My workday mornings were playful, fun, and challenging at the same time, especially to get out of the house. Breastfeeding in the mornings is not easy and for obvious reasons not workable for many working families. My mornings had to start at least 2 to 3 hours before I had to leave for work, so I had enough time before my baby was up to take care of morning chores, not rush her through nursing, and get an early start to work.

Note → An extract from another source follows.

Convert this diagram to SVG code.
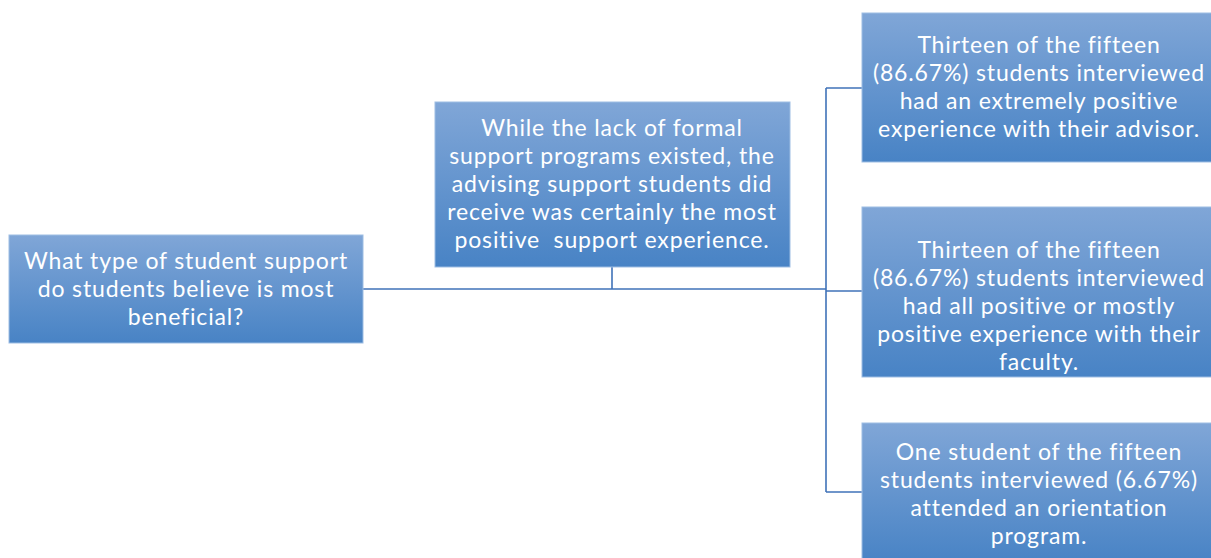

During a critical phase of a project at work, for months I would use alarms to wake myself up in the middle of the night after few hours of sleep. In all those moments, I just had to remind myself that even this would pass, to stay determined on my breastfeeding goals, and to keep going.

Our Marriage

At nights, nursing to put her to bed meant often that the dishwasher wasn’t loaded and the kitchen was a mess. Nursing on demand also meant that my husband had to pick up on chores where I left off. What resulted was a true partnership.

A Change in Jobs

When our daughter was born, my husband and I had jobs in different cities. We had figured our leave schedule so we were together the first year. After that, while we were still figuring out how to work it all out, there was an academic semester of my husband’s that I had to manage as a single mom with some domestic help and baby in daycare. It was one of the toughest times I had managing work and home and gave me a better appreciation of what was needed for my family.

At that point, I decided to change my job to one where the immediacy of deadlines was less intense. Leaving a project and team I loved dearly was not an easy decision, but something had to change.

Soon afterwards, as luck would have it, my husband was able to move his academic job to a branch campus much closer to home. All in all, it meant that it was only after her second birthday that we both could see her go to bed and get up in the morning every day of the week. Separation from her father for extended periods of time in the first 2 years also meant that our daughter grew much more attached to me then her father and her need for attachment and comfort with me would have made it very hard to wean her earlier.

Weaning

Two years and counting, I wondered when I was going to get my full night uninterrupted sleep. This is when I reached out to other moms at work who had followed baby-led weaning to hear their stories and experiences. We have this amazing working moms network where members respond to questions on a variety of parenting topics. We also have a moms mentoring program. This is especially important in a workplace that operates around the clock and therefore is obviously fraught with challenges for young families. Hearing from others that every child does wean themselves with some support from the moms when they are ready made all the difference for me.

Another big change was I had a job that offered me much more flexibility in the hours I spent at work or doing weekend coverage. Once we made the decision about following baby-led weaning, I had to come to terms with our nursing routine. By this time, I had nursed her wherever we traveled in India and the United States, from trains to buses, flights and metros, and all kinds of public spaces. We had managed 2 tough winters of daycare infections coming home and the long night nursings that come with a sick baby. By the third winter, however, I could already see the benefits of stronger immunity that my daughter developed due to extended breastfeeding.

And here we are. My daughter has weaned. All in all, my breastfeeding and baby-led weaning experience has given me confidence in my parenting journey.